What distro-specific intelligence would it need?  If the OCF RA was
only responsible for monitoring, it wouldn't need to know a lot of the
things which are only required for starting / stopping the service and
checking whether it's running, e.g.:

  - Name of the daemon executable
  - uid/gid it should be started as
  - Daemon CLI arguments
  - Location of pid file

In contrast, an OCF RA only responsible for monitoring would only need
to know how to talk to the service, which is not typically
distro-specific; in the REST API case, it only needs to know the endpoint
URL, which would be configured via Pacemaker resource parameters anyway.

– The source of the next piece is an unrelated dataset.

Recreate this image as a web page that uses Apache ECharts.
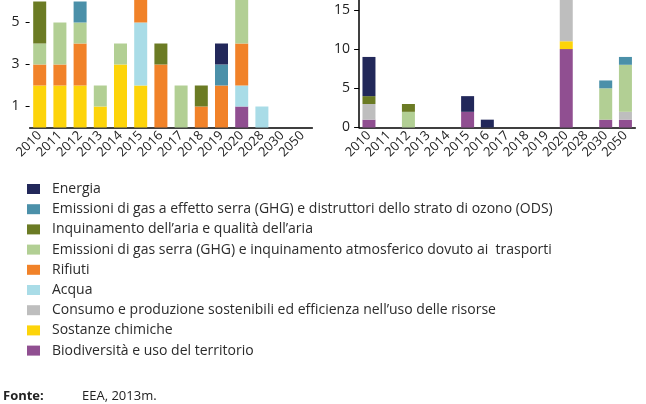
<!DOCTYPE html>
<html>
<head>
<meta charset="utf-8">
<script src="https://cdn.jsdelivr.net/npm/echarts@6/dist/echarts.min.js"></script>
<style>
html,body{margin:0;padding:0;background:#fff;}
#c{width:646px;height:404px;}
</style>
</head>
<body>
<div id="c"></div>
<script>
// Categories (years), same for both panels
var categories = ['2010','2011','2012','2013','2014','2015','2016','2017','2018','2019','2020','2028','2030','2050'];

// Series names (stack order bottom -> top)
var seriesNames = [
  'Biodiversità e uso del territorio',
  'Sostanze chimiche',
  'Consumo e produzione sostenibili ed efficienza nell\u2019uso delle risorse',
  'Acqua',
  'Rifiuti',
  'Emissioni di gas serra (GHG) e inquinamento atmosferico dovuto ai  trasporti',
  'Inquinamento dell\u2019aria e qualità dell\u2019aria',
  'Emissioni di gas a effetto serra (GHG) e distruttori dello strato di ozono (ODS)',
  'Energia'
];
var seriesColors = ['#904f91','#fdd40a','#bebebe','#a9dce7','#f18229','#b2cf94','#6b7b24','#4b90a9','#22285a'];

// Left panel values
var leftBiodiversita = [0,0,0,0,0,0,0,0,0,0,1,0,0,0];
var leftSostanze     = [2,2,2,1,3,2,0,0,0,0,0,0,0,0];
var leftConsumo      = [0,0,0,0,0,0,0,0,0,0,0,0,0,0];
var leftAcqua        = [0,0,0,0,0,3,0,0,0,0,1,1,0,0];
var leftRifiuti      = [1,1,2,0,0,2,3,0,1,2,2,0,0,0];
var leftTrasporti    = [1,2,1,1,1,0,0,2,0,0,3,0,0,0];
var leftInquinamento = [2,0,0,0,0,0,1,0,1,0,0,0,0,0];
var leftODS          = [0,0,1,0,0,0,0,0,0,1,0,0,0,0];
var leftEnergia      = [0,0,0,0,0,0,0,0,0,1,0,0,0,0];

// Right panel values
var rightBiodiversita = [1,0,0,0,0,2,0,0,0,0,10,0,1,1];
var rightSostanze     = [0,0,0,0,0,0,0,0,0,0,1,0,0,0];
var rightConsumo      = [2,0,0,0,0,0,0,0,0,0,7,0,0,1];
var rightAcqua        = [0,0,0,0,0,0,0,0,0,0,0,0,0,0];
var rightRifiuti      = [0,0,0,0,0,0,0,0,0,0,0,0,0,0];
var rightTrasporti    = [0,0,2,0,0,0,0,0,0,0,0,0,4,6];
var rightInquinamento = [1,0,1,0,0,0,0,0,0,0,0,0,0,0];
var rightODS          = [0,0,0,0,0,0,0,0,0,0,0,0,1,1];
var rightEnergia      = [5,0,0,0,0,2,1,0,0,0,0,0,0,0];

// Tick labels
var leftTicks = [1,3,5,7];
var rightTicks = [0,5,10,15,20];

var leftData = [leftBiodiversita,leftSostanze,leftConsumo,leftAcqua,leftRifiuti,leftTrasporti,leftInquinamento,leftODS,leftEnergia];
var rightData = [rightBiodiversita,rightSostanze,rightConsumo,rightAcqua,rightRifiuti,rightTrasporti,rightInquinamento,rightODS,rightEnergia];

var FONT = '"Open Sans", "Noto Sans", sans-serif';
var chart = echarts.init(document.getElementById('c'), null, {renderer:'canvas'});

var series = [];
seriesNames.forEach(function(n,i){
  series.push({name:n,type:'bar',stack:'L',xAxisIndex:0,yAxisIndex:0,data:leftData[i],
    barWidth:13,itemStyle:{color:seriesColors[i]},emphasis:{disabled:true}});
});
seriesNames.forEach(function(n,i){
  series.push({name:n,type:'bar',stack:'R',xAxisIndex:1,yAxisIndex:1,data:rightData[i],
    barWidth:13,itemStyle:{color:seriesColors[i]},emphasis:{disabled:true}});
});

var xLabel = {rotate:45,fontSize:13,color:'#222',fontFamily:FONT,margin:6,interval:0};

chart.setOption({
  animation:false,
  textStyle:{fontFamily:FONT},
  grid:[
    {left:29.6,top:-40.5,width:282.8,height:168,outerBoundsMode:'none',containLabel:false},
    {left:359.1,top:-29.3,width:276.2,height:156.8,outerBoundsMode:'none',containLabel:false}
  ],
  xAxis:[
    {type:'category',gridIndex:0,data:categories,axisTick:{show:false},
     axisLine:{lineStyle:{color:'#000',width:1.5}},axisLabel:xLabel},
    {type:'category',gridIndex:1,data:categories,axisTick:{show:false},
     axisLine:{lineStyle:{color:'#000',width:1.5}},axisLabel:xLabel}
  ],
  yAxis:[
    {type:'value',gridIndex:0,min:0,max:8,splitLine:{show:false},
     axisLine:{show:false},
     axisTick:{show:true,length:4,customValues:leftTicks,lineStyle:{color:'#000'}},
     axisLabel:{customValues:leftTicks,fontSize:14,color:'#222',fontFamily:FONT,margin:10}},
    {type:'value',gridIndex:1,min:0,max:20,interval:5,splitLine:{show:false},
     axisLine:{show:true,lineStyle:{color:'#000',width:1.5}},
     axisTick:{show:true,length:5,customValues:rightTicks,lineStyle:{color:'#000'}},
     axisLabel:{customValues:rightTicks,fontSize:14,color:'#222',fontFamily:FONT,margin:9}}
  ],
  legend:{
    orient:'vertical',left:22,top:177,selectedMode:false,
    data:seriesNames.slice().reverse(),
    icon:'rect',itemWidth:13,itemHeight:10,itemGap:6.2,
    textStyle:{fontSize:14,color:'#2b2b2b',fontFamily:FONT,lineHeight:14,padding:[0,0,0,7]}
  },
  graphic:[
    {type:'text',left:3,top:390,style:{text:'Fonte:',font:'bold 13px '+FONT,fill:'#222'}},
    {type:'text',left:82,top:390,style:{text:'EEA, 2013m.',font:'13px '+FONT,fill:'#222'}}
  ],
  series:series
});
</script>
</body>
</html>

> > 2. Drastically simplify OCF RAs by delegating start/stop/status etc.
> >    to systemd, thereby increasing readability and reducing maintenance
> >    burden.
> > 
> > 3. OCF RAs are more likely to work out of the box with any distro,
> >    or at least require less work to get working.
> > 
> > 4. Services behave more similarly regardless of whether managed by
> >    Pacemaker or the standard pid 1 service manager.  For example, they
> >    will always use the same pidfile, run as the same user, in the
> >    right cgroup, be invoked with the same arguments etc.
> > 
> > 5. Pacemaker can still monitor services accurately at the
> >    application-level, rather than just relying on naive pid-level
> >    monitoring.
> > 
> > Or is this a terrible idea? ;-)
> 
> I considered this, too. I don't think it's a terrible idea, but it does
> pose its own questions.
> 
> * What hybrid actions should be allowed? It seems dangerous to allow
> starting from one code base and stopping from another, or vice versa,
> and really dangerous to allow something like migrate_to/migrate_from to
> be reimplemented. At one extreme, we allow anything and leave that
> responsibility on the user; at the other, we only allow higher-level
> monitors (i.e. using OCF_CHECK_LEVEL) to be hybridized.

Just monitors would be good enough for me.

> * Should the wrapper's actions be done instead of, or in addition to,
> the main resource's actions? Or maybe even allow the user to choose? I
> could see some wrappers intended to replace the native handling, and
> others to supplement it.

For my use case, in addition, because the only motivation is to
delegate start/stop/status to systemd (as happens currently with
systemd:* RAs) whilst retaining the ability to do service-level
testing of the resource via the OCF RA.  So it wouldn't really be a
wrapper, but rather an extension.

In contrast, with the wrapper approach, it sounds like the delegation
would have to happen via systemctl not via Pacemaker's dbus code.  And
if systemctl start/stop really are asynchronous non-blocking, the
delegation would need to be able to wrap these start/stop calls in a
polling loop as previously mentioned, in order to make them
synchronous non-blocking (which is the behaviour I think most people
would expect).

> * The answers to the above will help decide whether the wrapper is a
> separate resource (with its own parameters, operations, timeouts, etc.),
> or just a property of the main resource.
> 
> * If we allow anything other than monitors to be hybridized, I think we
> get into a pacemaker-specific implementation. I don't think it's
> feasible to include this in the OCF standard -- it would essentially
> mandate pacemaker's "resource class" mechanism on all OCF users (which
> is beyond OCF's scope), and would likely break manual/scripted use
> altogether. We could possibly modify OCF so that agents so that no
> actions are mandatory, and it's up to the OCF-using software to verify
> that any actions it requires are supported. Or maybe wrappers just
> implement some actions as no-ops, and it's up to the user to know the
> limitations.

Sure.  Hopefully you will be in Barcelona so we can discuss more?